Tuesday, August 16, 2011

i'm alright.

I've been alright in all these days,
so alright that its beginning to hurt now
how can i?
its unnerving to know that i have not been obnoxious to living all this while. i have clung to life like a parasite whereas am i not used to it. so the obvious question - where have i been all these days?
i am specifically mentioning the question for the male readers (if any) because a woman would easily ask this, but for a man its so easy to see/realise/feel everything but the obvious.
and for the answer to the question!
i had been home - like to a relative's place. and how i love being at relative's places for festivals. specially when i get bullied like cattle for being horizontally enhanced. yeah! whatever!
but then there were kids... three of them. lovable at that - two of them were still toddlers. and i like, actually i abso-freaking-lutely adore kids who dont talk except in their own language.
so i loved that part.

and then, there was a abnormality in life. there was this time when i felt annoyingly important. important to myself. i was angry at my hair because it generally falls straight and nice otherwise. but it was all grumpy and dull when i most wanted it to be straight and nice. i was feeling fat (not that i am thin otherwise, but a lot more because of the bullying shit.) i felt the abnormal urge to be pretty which is exasperating because i love the idea of being the ugly wretch generally. its actually fun to be the ugly wretch you know. but i didn't want to be that. i wanted to be something that i am entirely not. its a bad thing, they say.
OK! i know they dont particularly matter. but even then. they tend to matter if they are a work of my magnificient imagination. (hah! of course. what did you think? a certain 'they' walk up to me for some morose reason and whisper stuff like that in my ears? haha)
so, let me rephrase. i think its a bad thing to want to be something/someone i am not.
WHY?
do you think i know?
i have no idea why. but yet, its a bad thing. lets just keep it at that.

so what happened? you wondering..
had been to a nice place for my first vacation ever.
clicked a lot of pictures.
but vacationing is so not me. its just that all the roaming around that i have done has been a different exercise altogether. like either with family pretending to be all nice and cute and obidient and stuff like that or i have been out for the entire day with adriana and his friends, where i am the biker 'babe' who can crack sarcastic, brutal smart jokes at the very spur of any moment, who can tolerate anything and everything - even pain. so basically i am not me ever.

but when am i 'me' exactly?
thats a tough question. although i know the answer, but not now.

and i have had a startling discovery in these days. and i am astonished at the normalcy at which i am handling that too. i have been nourishing a broken dream for a while. i always like broken/shattered/smashed possessions. they never fade. not even their memories. like i once told my the then 'guy' - you'd never realise how much i care for you untill i am not there anymore. that held true. now that i am not there anymore, i have lost him again. i have had gotten so used to the pain of losing him (or so i thought) that i assumed it does not matter to me anymore. but now, when i think of it, it is not all that ok. but i am - like i said - alright.
annoyed - maybe
cheated - maybe
lonely - definately not
peaceful - i guess
happy - whatever
alright - obviously

chill ! women are difficult to interpret.

chuck it. the more you try to understand me, the more likely i am to change right after you get a bit of it.

as usual - see ya around!

Wednesday, August 10, 2011

Realisations..

Its been a while that i have been alive.. or so i'd like to believe.
After a lot of years of enduring this wholesome affair, i've had my realisations.
and a lot of them.
Out, out, brief candle!
Life's but a walking shadow, a poor player,
That struts and frets his hour upon the stage,
And then is heard no more.

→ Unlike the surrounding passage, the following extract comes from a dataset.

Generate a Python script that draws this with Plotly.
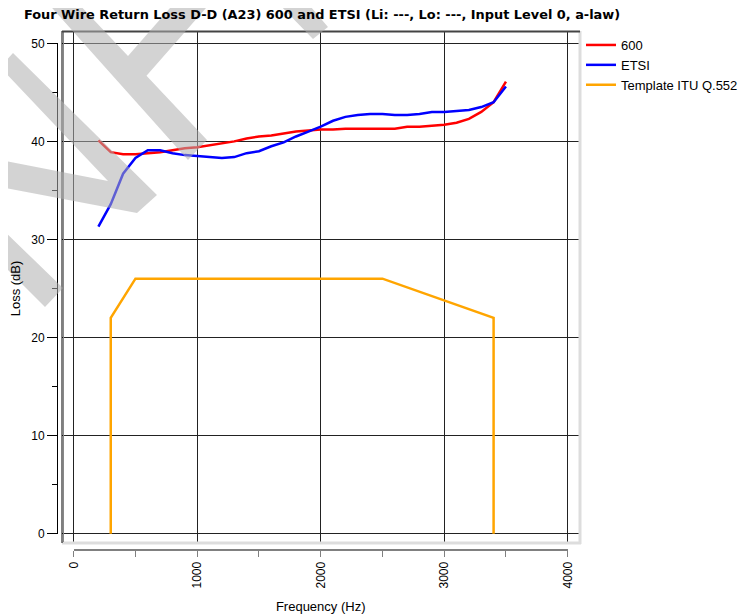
import plotly.graph_objects as go

# ---------------- data ----------------
freq_600 = [200, 300, 400, 500, 600, 700, 800, 900, 1000, 1100, 1200, 1300, 1400, 1500,
            1600, 1700, 1800, 1900, 2000, 2100, 2200, 2300, 2400, 2500, 2600, 2700, 2800,
            2900, 3000, 3100, 3200, 3300, 3400, 3500]
loss_600 = [40.1, 38.9, 38.7, 38.7, 38.8, 38.9, 39.1, 39.3, 39.4, 39.6, 39.8, 40.0, 40.3, 40.5,
            40.6, 40.8, 41.0, 41.1, 41.2, 41.2, 41.3, 41.3, 41.3, 41.3, 41.3, 41.5, 41.5,
            41.6, 41.7, 41.9, 42.3, 43.0, 44.0, 46.1]

freq_etsi = freq_600
loss_etsi = [31.3, 33.6, 36.7, 38.3, 39.1, 39.1, 38.8, 38.6, 38.5, 38.4, 38.3, 38.4, 38.8, 39.0,
             39.5, 39.9, 40.5, 41.0, 41.5, 42.1, 42.5, 42.7, 42.8, 42.8, 42.7, 42.7, 42.8,
             43.0, 43.0, 43.1, 43.2, 43.5, 44.0, 45.6]

freq_tpl = [300, 300, 500, 2500, 3400, 3400]
loss_tpl = [0, 22, 26, 26, 22, 0]

x_ticks = [0, 500, 1000, 1500, 2000, 2500, 3000, 3500, 4000]
x_tick_text = ["0", "", "1000", "", "2000", "", "3000", "", "4000"]
y_ticks = [0, 10, 20, 30, 40, 50]

title_text = "Four Wire Return Loss D-D (A23) 600 and ETSI (Li: ---, Lo: ---, Input Level 0, a-law)"

# ---------------- geometry (page pixels; the page body has an 8px margin) ----------------
OFF = 8
PAGE_W, PAGE_H = 746, 616
W, H = PAGE_W - OFF, PAGE_H - OFF
PL, PR, PT, PB = 57, 580, 31, 550          # paper area bounds (page px)
BOX_L, BOX_R, BOX_T, BOX_B = 62, 580, 31, 543
AX_X0, AX_X1 = 73.7, 567.7                  # page px of 0 Hz / 4000 Hz
AX_Y0, AX_Y1 = 533.7, 43.3                  # page px of 0 dB / 50 dB
PW, PH = PR - PL, PB - PT


def px(xp):
    return (xp - PL) / PW


def py(yp):
    return (PB - yp) / PH


xs = 4000 / (AX_X1 - AX_X0)
ys = 50 / (AX_Y0 - AX_Y1)
x_range = [(BOX_L - AX_X0) * xs, (BOX_R - AX_X0) * xs]
y_range = [(AX_Y0 - BOX_B) * ys, (AX_Y0 - BOX_T) * ys]

FONT = "Liberation Sans, Arial, sans-serif"

fig = go.Figure()
fig.add_trace(go.Scatter(x=freq_600, y=loss_600, mode="lines", name="600",
                         line=dict(color="#ff0000", width=2.5)))
fig.add_trace(go.Scatter(x=freq_etsi, y=loss_etsi, mode="lines", name="ETSI",
                         line=dict(color="#0000ff", width=2.5)))
fig.add_trace(go.Scatter(x=freq_tpl, y=loss_tpl, mode="lines", name="Template ITU Q.552",
                         line=dict(color="#ffa500", width=2.5)))
fig.add_trace(go.Scatter(x=[None], y=[None], xaxis="x2", yaxis="y2", showlegend=False,
                         hoverinfo="skip", mode="lines"))

fig.update_layout(
    width=W, height=H, autosize=False,
    margin=dict(l=PL - OFF, r=PAGE_W - PR, t=PT - OFF, b=PAGE_H - PB, pad=0, autoexpand=False),
    paper_bgcolor="white", plot_bgcolor="rgba(0,0,0,0)",
    font=dict(family=FONT, size=12, color="black"),
    title=dict(text=title_text, x=(322 - OFF) / W, xref="container", xanchor="center",
               y=1 - (14 - OFF) / H, yref="container", yanchor="middle",
               font=dict(family="DejaVu Sans, sans-serif", size=12.9, color="black", weight="bold")),
    showlegend=True,
    legend=dict(x=px(581), y=py(30), xref="paper", yref="paper", xanchor="left", yanchor="top",
                font=dict(family=FONT, size=13, color="black"), bgcolor="rgba(0,0,0,0)",
                borderwidth=0, tracegroupgap=0),
    xaxis=dict(domain=[px(BOX_L), px(BOX_R)], range=x_range, tick0=0, dtick=1000,
               showgrid=True, gridcolor="#222222", gridwidth=1, zeroline=False,
               showticklabels=False, ticks="", showline=False, anchor="y", automargin=False),
    yaxis=dict(domain=[py(BOX_B), py(BOX_T)], range=y_range, tick0=0, dtick=10,
               showgrid=True, gridcolor="#222222", gridwidth=1, zeroline=False,
               showticklabels=False, ticks="", showline=False, anchor="x", automargin=False),
    xaxis2=dict(domain=[px(AX_X0), px(AX_X1)], range=[0, 4000], anchor="free", position=0,
                tickmode="array", tickvals=x_ticks, ticktext=x_tick_text, tickangle=-90,
                ticks="outside", ticklen=6, tickcolor="#808080", tickwidth=1,
                showline=True, linecolor="#808080", linewidth=2,
                showgrid=False, zeroline=False, automargin=False,
                tickfont=dict(family=FONT, size=12, color="black"),
                title=dict(text="Frequency (Hz)", font=dict(family=FONT, size=13), standoff=13)),
    yaxis2=dict(domain=[py(AX_Y0), py(AX_Y1)], range=[0, 50], anchor="free", position=0,
                tickmode="array", tickvals=y_ticks,
                ticks="outside", ticklen=10, tickcolor="black", tickwidth=1,
                minor=dict(dtick=5, tick0=0, ticks="outside", ticklen=5, tickcolor="black",
                           showgrid=False),
                showline=True, linecolor="black", linewidth=1,
                showgrid=False, zeroline=False, automargin=False,
                tickfont=dict(family=FONT, size=12, color="black"),
                title=dict(text="Loss (dB)", font=dict(family=FONT, size=13), standoff=9)),
)


def line_shape(x0, y0, x1, y1, color, width):
    fig.add_shape(type="line", xref="paper", yref="paper",
                  x0=px(x0), y0=py(y0), x1=px(x1), y1=py(y1),
                  line=dict(color=color, width=width), layer="above")


line_shape(BOX_R, BOX_T, BOX_R, BOX_B + 1, "#dddddd", 3)
line_shape(BOX_L, BOX_B, BOX_R + 1, BOX_B, "#dddddd", 3)
line_shape(BOX_L, BOX_T, BOX_L, BOX_B, "#000000", 1)
line_shape(BOX_L + 1.5, BOX_T + 1, BOX_L + 1.5, BOX_B - 1, "#888888", 1)
line_shape(BOX_L, BOX_T + 0.5, BOX_R, BOX_T + 0.5, "#444444", 2)

watermark = [
    [(13, 53), (157, 195), (137, 213), (0, 187), (-5, 187), (-5, 160), (0, 160), (108, 181), (0, 67)],
    [(45, -5), (45, 0), (188, 160), (207, 140), (146.5, 75.8), (213, 0), (217, -5), (172, -5),
     (177, 0), (128, 56), (75, 0), (72, -5)],
    [(270, -5), (275, 0), (313, 39), (328, 27), (305, 0), (301, -5)],
    [(-5, 222), (0, 227), (63, 288), (45, 307), (0, 262), (-5, 257)],
]
for poly in watermark:
    path = "M " + " L ".join(f"{px(a):.5f},{py(b):.5f}" for a, b in poly) + " Z"
    fig.add_shape(type="path", xref="paper", yref="paper", path=path,
                  fillcolor="rgba(175,175,175,0.55)", line=dict(width=0), layer="above")

fig.write_html("out.html")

It is a tale
Told by an idiot, full of sound and fury,
Signifying nothing.
and they say Shakespeare is difficult to understand. this is my belief. if this is difficult to believe/understand, nothing can be fathomed. i've realised in all this while that life is such a funny thing. even if you weren't born nobody would have realised you could have had existed. nothing, for that matter, matters.
look at the guy who invented the wheel.. who was he anyways! i feel the fellow who invented the other three wheels was the smarter ass.
i have realised that a lot of emotions- be it love, care, angst, for that matter even hunger- are only a development ordained by the phenomenal creatures who flock to form a society of consumer driven individuals. when you feel that you have begun to care about someone and that very someone cares for you too. LO! you might just be in for a surprise. what happens is actually a very realistically arranged concatenation of events which might not really mean that you would still be caring for the same people in the near future.
i have begun to realise that nothing essentially matters to the human mind. there are times that you believe that you'd never forget 'this'. but then, that 'this' becomes 'that something' soon enough. here. soon could be anything depending on the vitality of the event.
for that matter i even realised money, or even the scarcity of it, doesn't matter. today if you are poor, or not, either you are used to it already or you'd get used to it gradually. and also, whenever you get the money for primary sustainance or even plenty of it.. you'd feel that it was the most natural thing to happen. the mind is an amazing thing. it gets used to almost anything.
i've realised that whenever you need something, really really need something, the possibility of you getting it is inversely proportional to the amount of need/greed/desire you'd manage to gather for it.
i've also realised that if you really wish for something to work out, you'd be the one screwing it the most.
and i've realised that the most loving people are just the offsprings of the most wholesome unsatisfied bitches in town
and not forgetting the realisation that the ones who are good to everybody are good to nobody. not even themselves. which is why i am cruel, blunt as a spoon, crude and unapolegetic about being all this. :P
and then, there are a lot of things that i realised. but maybe some other time..
i am too drowsy now to delve into the details of anything else.
but then the most important lesson learnt was always the words that an imaginary someone once murmured to me in my sleep - whenever you screw up, just remember you weren't the only one to do so. life is just a very very painful ordeal and it won't last forever. make the mistakes that you always wanted to. you definitely won't get a second chance to make those mistakes and if you need a second chance, you don't deserve one.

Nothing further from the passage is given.